Hoje, posso contar um episódio, com certeza Aírton não se importa de sabê-lo agora: tendo ele ido ao banheiro, Del Claro e Jaffé, este último um grande piadista, imitavam o sotaque carioquíssimo do violinista: “minhaix cordaix extão secaix”, disse Del Claro, “aix minhaix também”, emendou Jaffé. Aírton voltou do banheiro e, claro, percebeu alguma coisa estranha acontecendo. Fingiu que não se interessava e retomamos os ensaios sorrindo.

Outro fato curioso na minha convivência com Aírton foi quando ele, na qualidade de especialista, veio com sua colega de Unesp, a saudosa Martha Herr, para juntar-se à banca de exame da minha defesa de tese de doutorado, na USP. Soube que houve uma conversa entre os dois sobre o texto, na Unesp. O alvo seria a ausência de notas de rodapé – uma formalidade “must”, coisa mais recente no meio acadêmico. Eu, pessoalmente, preferia as notas de fim de texto aos “rodapés”, até brincava que eles eram uma espécie de “coitus interruptus” a cortar a fluidez da leitura para remeter a uma nota no fim da página, perturbando a atenção. Pois corri na biblioteca e fui atrás de dois nomes certos, o intocável Sábato Magaldi, professor emérito e depois acadêmico da ABL, falecido recentemente, e outro emérito e hoje também imortal da Academia, o grande Alfredo Bosi. Antes da defesa, tirei as teses – sem rodapés – dos dois grandes ícones da maleta e deixei-as sobre a mesa, como que distraidamente. E não é que funcionou? Nenhuma pergunta sobre pisos, batentes ou rodapés. A defesa foi longa, com questões de alto nível, um belo desafio.

Algum tempo depois, a Unesp mandou regularizar a situação de todos os professores, via concurso. Aí, coisas do destino, eu fui ser banca do Aírton. Simplesmente disse: Aírton, com seu conhecimento, vou aproveitar cada minuto de seu concurso. E pude perguntar tanta coisa sobre a técnica do arco, área de meu interesse principal, que tudo pareceu uma conversa amigável e proveitosa – mas como questionar Aírton?
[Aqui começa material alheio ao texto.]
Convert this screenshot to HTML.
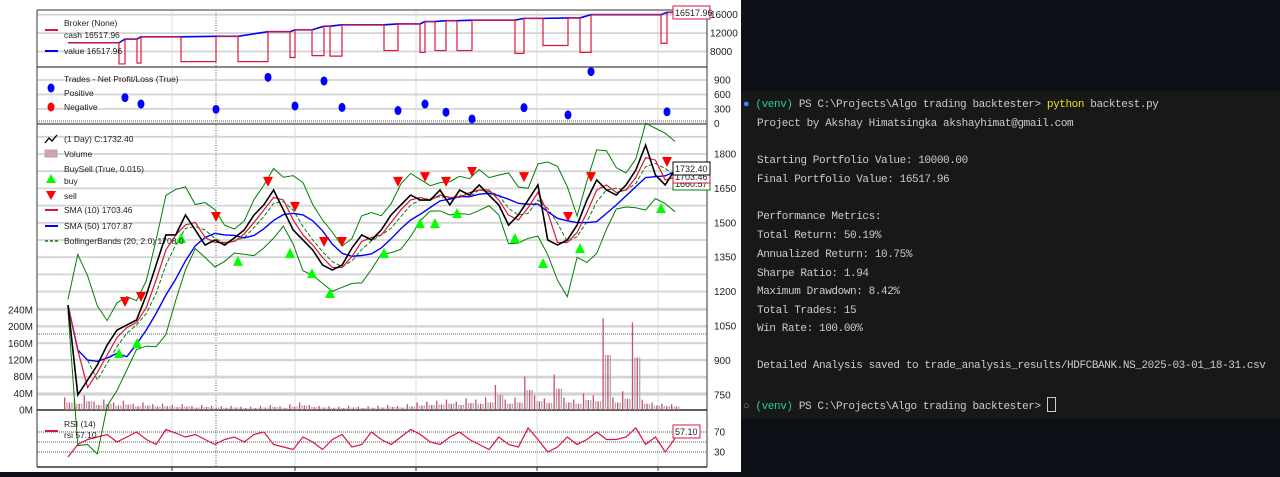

Era a minha vez!

No dia 17 de novembro de 2009, eu estava, depois de 27 anos sem lá voltar, em viagem a Boston, a convite. Estive no New England e na Boston Symphony, ouvi o nome do Aírton Pinto ao menos cinco vezes em um dia. À noite, recebi uma ligação do amigo Renato Bandel, exímio violista, que, sabendo de minha amizade com o Aírton, foi cauteloso na notícia: meu amigo, aos 73 e pleno de vigor, havia falecido de aneurisma cerebral. Assim mesmo, de repente. Uma pancada eu estar ali e ouvir a má notícia, depois de tantos anos: mais uma coincidência de nossas vidas. Mudou-se daqui, mas a amizade e a admiração continuam. Abraço e saudações terrenas, Aírton.